> _Do this_
Reproduce exactly only the lines from the line that holds "Write the Plotly code for this chart." to the line that holds "showlegend=False)", inclusive, in the listing below, and please leave out every picture.

> _Data records_
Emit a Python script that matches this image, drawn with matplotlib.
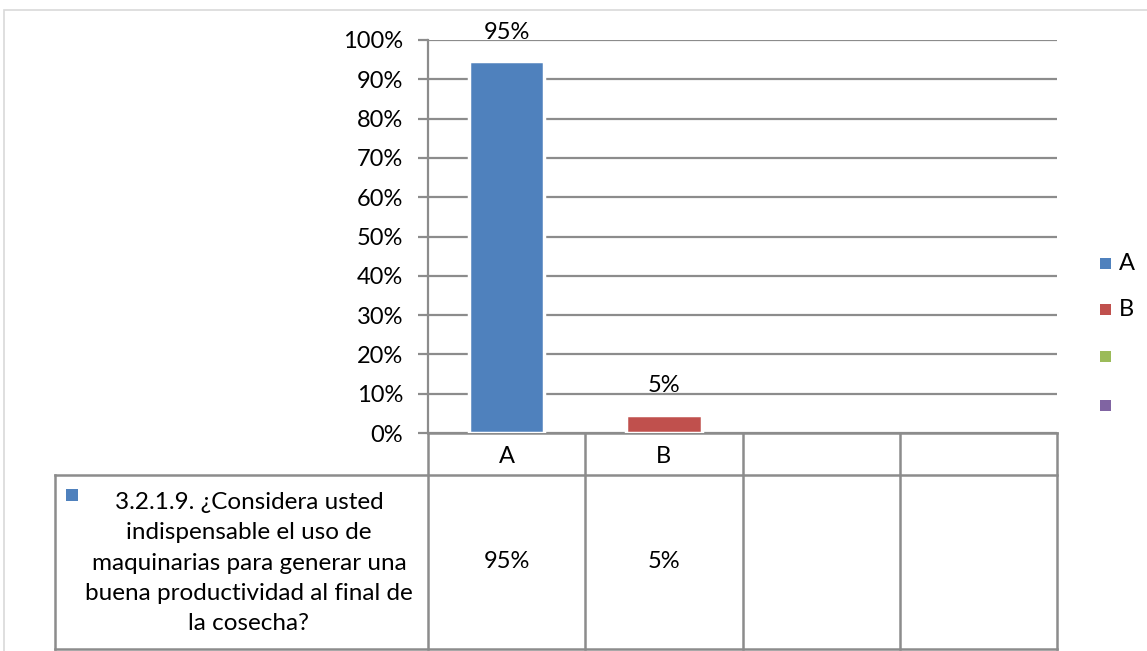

--

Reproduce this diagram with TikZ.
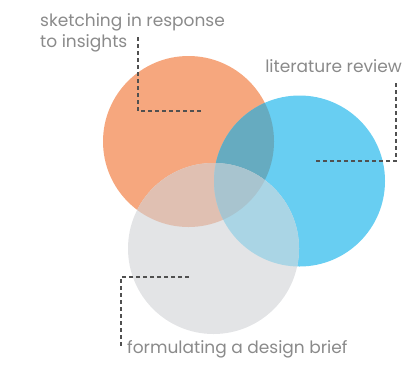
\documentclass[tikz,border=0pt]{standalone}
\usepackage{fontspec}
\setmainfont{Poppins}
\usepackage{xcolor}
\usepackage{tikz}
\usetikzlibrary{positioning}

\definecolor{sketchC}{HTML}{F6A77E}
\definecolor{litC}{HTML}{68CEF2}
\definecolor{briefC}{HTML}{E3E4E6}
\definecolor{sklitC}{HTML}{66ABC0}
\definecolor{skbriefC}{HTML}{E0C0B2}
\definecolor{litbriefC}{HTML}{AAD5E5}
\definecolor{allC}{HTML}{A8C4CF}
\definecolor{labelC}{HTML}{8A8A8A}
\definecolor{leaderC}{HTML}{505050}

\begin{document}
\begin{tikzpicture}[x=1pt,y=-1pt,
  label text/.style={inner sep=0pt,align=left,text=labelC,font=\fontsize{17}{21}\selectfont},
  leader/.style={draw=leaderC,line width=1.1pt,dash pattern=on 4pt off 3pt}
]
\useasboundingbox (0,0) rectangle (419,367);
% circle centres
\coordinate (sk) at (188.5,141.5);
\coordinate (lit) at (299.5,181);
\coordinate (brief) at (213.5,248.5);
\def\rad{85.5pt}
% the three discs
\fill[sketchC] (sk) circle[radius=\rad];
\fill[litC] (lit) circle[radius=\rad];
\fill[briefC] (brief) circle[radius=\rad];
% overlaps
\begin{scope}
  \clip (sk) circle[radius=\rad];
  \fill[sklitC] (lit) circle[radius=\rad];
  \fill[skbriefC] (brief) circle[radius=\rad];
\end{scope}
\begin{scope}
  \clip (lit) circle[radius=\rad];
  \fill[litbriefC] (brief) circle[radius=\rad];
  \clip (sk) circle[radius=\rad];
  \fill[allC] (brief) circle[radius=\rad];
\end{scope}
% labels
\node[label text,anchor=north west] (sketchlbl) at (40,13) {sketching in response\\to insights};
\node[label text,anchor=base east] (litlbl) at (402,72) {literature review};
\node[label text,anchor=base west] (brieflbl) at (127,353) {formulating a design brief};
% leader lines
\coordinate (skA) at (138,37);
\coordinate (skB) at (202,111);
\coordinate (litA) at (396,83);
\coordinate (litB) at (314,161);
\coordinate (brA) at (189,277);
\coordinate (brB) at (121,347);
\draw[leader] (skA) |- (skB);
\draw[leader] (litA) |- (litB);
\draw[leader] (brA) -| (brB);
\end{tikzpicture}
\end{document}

* * *

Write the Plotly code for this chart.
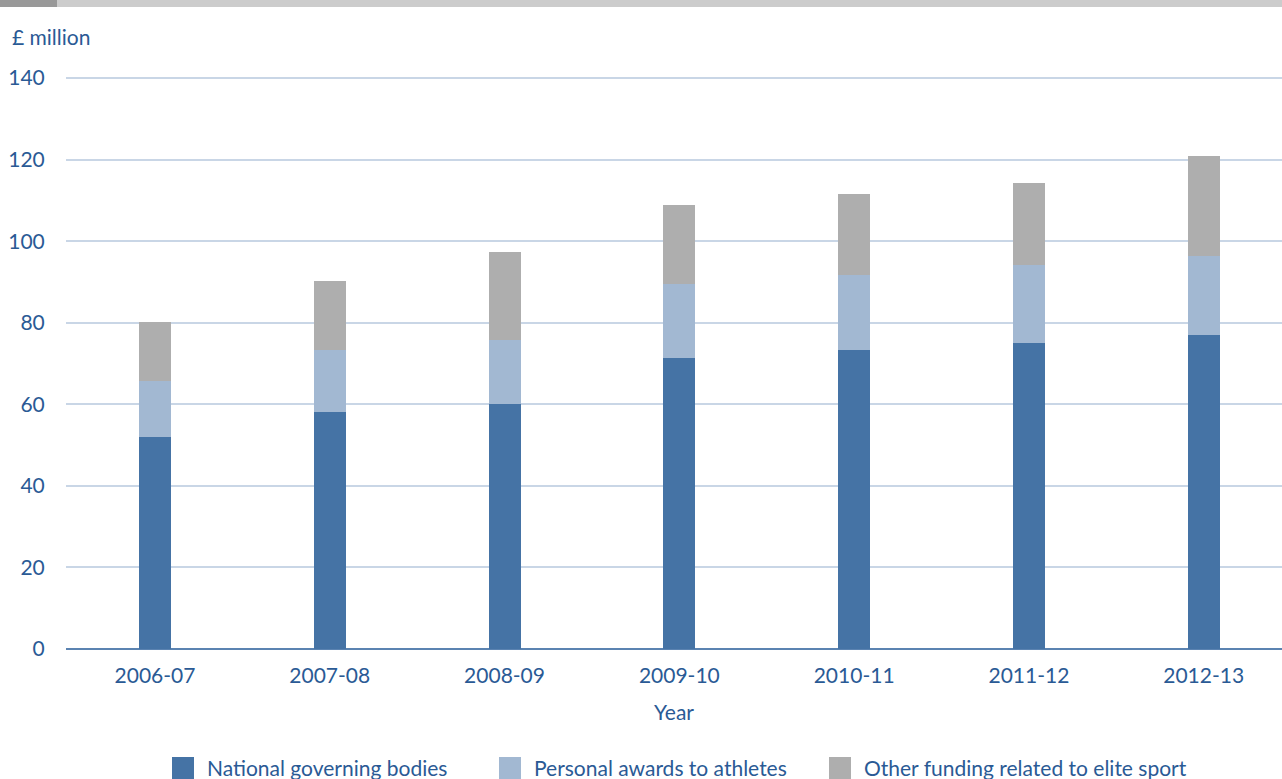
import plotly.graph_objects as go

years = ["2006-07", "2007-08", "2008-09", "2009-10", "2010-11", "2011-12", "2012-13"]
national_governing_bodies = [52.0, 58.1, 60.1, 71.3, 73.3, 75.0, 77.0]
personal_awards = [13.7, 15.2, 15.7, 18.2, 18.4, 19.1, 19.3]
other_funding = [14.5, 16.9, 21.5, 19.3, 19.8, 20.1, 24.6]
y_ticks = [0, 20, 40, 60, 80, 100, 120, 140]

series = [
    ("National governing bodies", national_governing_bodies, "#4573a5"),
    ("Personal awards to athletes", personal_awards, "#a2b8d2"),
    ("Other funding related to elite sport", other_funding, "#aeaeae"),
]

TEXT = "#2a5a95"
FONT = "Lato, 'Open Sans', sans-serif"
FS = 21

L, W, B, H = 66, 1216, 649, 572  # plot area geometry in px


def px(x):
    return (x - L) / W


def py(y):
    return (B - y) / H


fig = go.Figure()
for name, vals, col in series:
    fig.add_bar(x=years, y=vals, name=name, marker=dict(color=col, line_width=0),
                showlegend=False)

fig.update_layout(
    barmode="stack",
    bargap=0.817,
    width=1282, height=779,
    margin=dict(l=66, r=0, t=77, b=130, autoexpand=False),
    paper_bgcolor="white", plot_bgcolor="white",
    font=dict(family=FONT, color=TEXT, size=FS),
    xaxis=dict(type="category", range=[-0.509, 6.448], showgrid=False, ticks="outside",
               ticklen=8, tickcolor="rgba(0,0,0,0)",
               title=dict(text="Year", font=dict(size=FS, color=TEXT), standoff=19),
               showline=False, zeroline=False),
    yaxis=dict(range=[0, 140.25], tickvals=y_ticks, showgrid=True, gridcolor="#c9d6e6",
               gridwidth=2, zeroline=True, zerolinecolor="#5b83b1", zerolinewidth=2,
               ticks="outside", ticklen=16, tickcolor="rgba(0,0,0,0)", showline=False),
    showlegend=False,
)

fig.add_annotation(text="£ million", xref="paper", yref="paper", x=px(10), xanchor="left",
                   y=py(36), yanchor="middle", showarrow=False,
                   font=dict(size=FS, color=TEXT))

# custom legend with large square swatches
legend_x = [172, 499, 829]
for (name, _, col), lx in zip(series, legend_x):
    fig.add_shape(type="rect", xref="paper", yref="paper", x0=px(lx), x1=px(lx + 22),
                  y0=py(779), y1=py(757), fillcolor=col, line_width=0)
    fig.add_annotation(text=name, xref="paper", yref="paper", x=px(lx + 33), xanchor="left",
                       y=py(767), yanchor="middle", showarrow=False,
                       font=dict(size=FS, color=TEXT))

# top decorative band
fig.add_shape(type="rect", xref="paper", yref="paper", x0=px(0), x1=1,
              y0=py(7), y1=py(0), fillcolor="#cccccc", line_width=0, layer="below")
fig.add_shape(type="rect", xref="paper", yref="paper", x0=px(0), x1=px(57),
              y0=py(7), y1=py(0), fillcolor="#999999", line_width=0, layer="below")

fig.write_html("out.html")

> _Exercise result_
Write the Plotly code for this chart.
import plotly.graph_objects as go

years = ["2006-07", "2007-08", "2008-09", "2009-10", "2010-11", "2011-12", "2012-13"]
national_governing_bodies = [52.0, 58.1, 60.1, 71.3, 73.3, 75.0, 77.0]
personal_awards = [13.7, 15.2, 15.7, 18.2, 18.4, 19.1, 19.3]
other_funding = [14.5, 16.9, 21.5, 19.3, 19.8, 20.1, 24.6]
y_ticks = [0, 20, 40, 60, 80, 100, 120, 140]

series = [
    ("National governing bodies", national_governing_bodies, "#4573a5"),
    ("Personal awards to athletes", personal_awards, "#a2b8d2"),
    ("Other funding related to elite sport", other_funding, "#aeaeae"),
]

TEXT = "#2a5a95"
FONT = "Lato, 'Open Sans', sans-serif"
FS = 21

L, W, B, H = 66, 1216, 649, 572  # plot area geometry in px


def px(x):
    return (x - L) / W


def py(y):
    return (B - y) / H


fig = go.Figure()
for name, vals, col in series:
    fig.add_bar(x=years, y=vals, name=name, marker=dict(color=col, line_width=0),
                showlegend=False)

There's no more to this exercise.